THE EARL OF DONOUGHMORE

said, he concurred in the opinion that emigration was practically the one solution of the difficulty that existed in Ireland. He gave it as the result of his experience that there was a great wish among the poorer people to emigrate if they had really any chance of getting away comfortably, and of being comfortably settled when they reached a new land. He expressed his statisfaction to hear the preference expressed for our own Colonies as the home of future emigrants.
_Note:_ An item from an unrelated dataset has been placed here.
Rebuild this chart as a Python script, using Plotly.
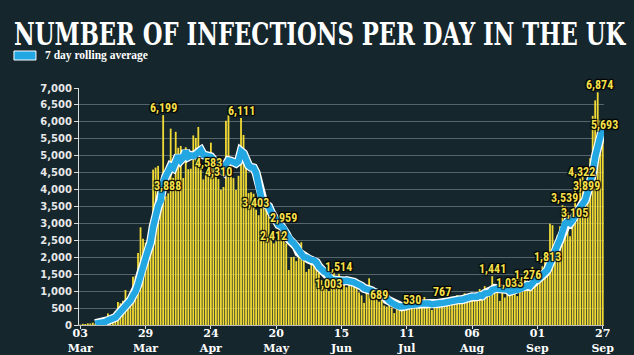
import pandas as pd
import plotly.graph_objects as go

# ---------------- data (daily lab-confirmed cases, UK) ----------------
cases_mar = [11, 34, 29, 48, 45, 69, 43, 62, 77, 130, 208, 342, 251, 152, 407,
             676, 643, 714, 1035, 665, 967, 1427, 1452, 2129, 2885, 2546, 2433,
             2619, 3009]                                   # 3-31 Mar
cases_apr = [4590, 4650, 4700, 3735, 6199, 3802, 3888, 5800, 4344, 5706,
             5234, 5288, 4342, 5252, 4603, 4617, 5599, 5526, 5850, 4676,
             4301, 4451, 4583, 5386, 4913, 4463, 4310, 3996, 4076, 6032]
cases_may = [6201, 4806, 4339, 3985, 4406, 6111, 5614, 4649, 3896, 3923,
             3877, 3403, 3242, 3446, 3560, 3450, 3534, 2684, 2412, 2472,
             2615, 3287, 2959, 2409, 1625, 2004, 2013, 1887, 2095, 2445, 1936]
cases_jun = [1570, 1653, 1871, 1805, 1650, 1557, 1326, 1205, 1387, 1003,
             1266, 1541, 1425, 1514, 1056, 1279, 1115, 1218, 1346, 1295,
             1221, 958, 874, 653, 1118, 1380, 890, 901, 815, 689]
cases_jul = [829, 576, 544, 624, 516, 352, 581, 630, 512, 642, 820, 650, 530,
             598, 538, 642, 687, 827, 580, 560, 445, 560, 769, 768, 767, 747,
             685, 581, 763, 846, 880]
cases_aug = [744, 743, 938, 670, 892, 950, 871, 758, 1062, 816, 1148, 1009,
             1012, 1441, 1084, 1040, 713, 1089, 812, 1182, 1033, 1288, 1041,
             853, 1184, 1048, 1522, 1276, 1108, 1715, 1406]
cases_sep = [1295, 1508, 1735, 1940, 1813, 2988, 2948, 2460, 2659, 2919,
             3539, 3497, 3330, 2621, 3105, 3991, 3395, 4322, 4422, 3899,
             4368, 4926, 6178, 6634, 6874, 6042, 5693]     # 1-27 Sep

start_date = "2020-03-03"
end_date = "2020-09-27"

# labelled days
label_dates = ["2020-04-05", "2020-04-07", "2020-04-23", "2020-04-27",
               "2020-05-06", "2020-05-12", "2020-05-23", "2020-05-19",
               "2020-06-14", "2020-06-10", "2020-06-30", "2020-07-13",
               "2020-07-25", "2020-08-14", "2020-08-21", "2020-08-28",
               "2020-09-05", "2020-09-11", "2020-09-15", "2020-09-18",
               "2020-09-20", "2020-09-25", "2020-09-27"]

tick_dates = ["2020-03-03", "2020-03-29", "2020-04-24", "2020-05-20",
              "2020-06-15", "2020-07-11", "2020-08-06", "2020-09-01",
              "2020-09-27"]
tick_text = ["03<br>Mar", "29<br>Mar", "24<br>Apr", "20<br>May", "15<br>Jun",
             "11<br>Jul", "06<br>Aug", "01<br>Sep", "27<br>Sep"]

y_ticks = list(range(0, 7001, 500))

title_text = "NUMBER OF INFECTIONS PER DAY IN THE UK"
legend_text = "7 day rolling average"

# ---------------- build ----------------
daily = (cases_mar + cases_apr + cases_may + cases_jun + cases_jul
         + cases_aug + cases_sep)
dates = pd.date_range(start_date, end_date, freq="D")
series = pd.Series(daily, index=dates)
rolling = series.rolling(7).mean()

BG = "#15262d"
YELLOW = "#f2da34"
BLUE = "#22a7e2"

fig = go.Figure()
fig.add_trace(go.Bar(x=dates, y=daily, marker=dict(color=YELLOW, line=dict(width=0)),
                     showlegend=False, hoverinfo="skip"))
fig.add_trace(go.Scatter(x=dates, y=rolling, mode="lines",
                         line=dict(color="white", width=9), showlegend=False,
                         hoverinfo="skip"))
fig.add_trace(go.Scatter(x=dates, y=rolling, mode="lines",
                         line=dict(color=BLUE, width=6.5), showlegend=False,
                         hoverinfo="skip"))

xshift = {"2020-04-07": -1, "2020-05-12": -1, "2020-09-11": 2,
          "2020-09-15": 2, "2020-09-18": 1, "2020-09-20": 1,
          "2020-09-25": 2, "2020-09-27": 2}
label_font = dict(family="Liberation Sans Narrow, Arial Narrow, Roboto Condensed, Roboto",
                  size=12, color="#f6e04a", weight="bold",
                  shadow="1px 1px 1px #000, -1px -1px 1px #000, 1px -1px 1px #000, -1px 1px 1px #000")
for d in label_dates:
    v = int(series[pd.Timestamp(d)])
    fig.add_annotation(x=d, y=v, text=f"{v:,}", showarrow=False,
                       xanchor="center", yanchor="middle",
                       xshift=xshift.get(d, 0), yshift=7, font=label_font)

# legend swatch + text (paper coords relative to plot area)
L, T, W, H = 79, 88, 524.6, 237
def px(xp):
    return (xp - L) / W
def py(yp):
    return (T + H - yp) / H

fig.add_shape(type="rect", xref="paper", yref="paper",
              x0=px(14), x1=px(36), y0=py(60), y1=py(51),
              fillcolor=BLUE, line=dict(color="white", width=1))
fig.add_annotation(xref="paper", yref="paper", x=px(43), y=py(55.5),
                   xanchor="left", yanchor="middle", showarrow=False,
                   text=legend_text,
                   font=dict(family="Liberation Serif", size=11.5, color="white",
                             weight="bold"))

fig.update_layout(
    width=634, height=355,
    margin=dict(l=L, r=634 - L - W, t=T, b=355 - T - H, autoexpand=False),
    paper_bgcolor=BG, plot_bgcolor="rgba(0,0,0,0)",
    bargap=0.28,
    title=dict(text=title_text, xref="container", yref="container",
               x=14 / 634, xanchor="left", y=1 - 45.5 / 355, yanchor="bottom",
               font=dict(family="DejaVu Serif", size=22.7, color="white",
                         weight="bold")),
    xaxis=dict(type="date", automargin=False,
               range=["2020-03-02 12:00", "2020-09-27 12:00"],
               tickvals=tick_dates, ticktext=tick_text,
               tickfont=dict(family="DejaVu Serif", size=11, color="white",
                             weight="bold"),
               ticks="outside", ticklen=3, tickcolor="#dddddd",
               ticklabelstandoff=-5,
               showgrid=False, showline=True, linecolor="#bbbbbb",
               linewidth=1, zeroline=False),
    yaxis=dict(range=[0, 7000], tickvals=y_ticks, tickformat=",",
               automargin=False,
               tickfont=dict(family="DejaVu Sans", size=10, color="#e8e8e8",
                             weight="bold"),
               ticks="outside", ticklen=4, tickcolor="#dddddd",
               showline=True, linecolor="#dddddd", linewidth=1,
               showgrid=True, gridcolor="#56656b", gridwidth=1,
               zeroline=False),
)

post = """
document.documentElement.style.margin = '0';
document.body.style.margin = '0';
document.body.style.background = '""" + BG + """';
var gd = document.getElementById('{plot_id}');
function stretchTitle(){
  var t = gd.querySelector('.gtitle');
  if(!t) return;
  var y = parseFloat(t.getAttribute('y'));
  t.setAttribute('transform','translate(0,'+y+') scale(1,1.42) translate(0,'+(-y)+')');
}
stretchTitle();
gd.on('plotly_afterplot', stretchTitle);
"""
fig.write_html("out.html", post_script=post,
               config={"displayModeBar": False, "staticPlot": True})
He had seen both Australia and Canada; and, as regarded the former country, the Irish Colony in Australia was as different from their brethren who were causing so much trouble at home as it was possible to imagine; while he had heard from Canadian gentlemen, on his visit to that country, that the Irish emigrants, when settled in Canada and mixed up with the emigrants of other races, once the influence of example was brought to bear upon them, and their national pride and spirit of emulation was stirred up, turned out the most useful members of the Colony. He was sorry to hear from the noble Lord opposite (Lord Carlingford) that he did not see his way clear to assent to the Motion, which did not involve very much.

LORD ORANMORE AND BROWNE

said, he believed the distress existing in Ireland had been much exaggerated, though he felt sure, from what he had heard, that there would be distress in the country during the summer that would require close attention.

THE EARL OF DUNEAVEN

said, that after what had fallen from the Lord President of the Council he would not press the Motion. He hoped, however, that the Government would comprehensively deal with the question of emigration.

Motion (by leave of the House) withdrawn.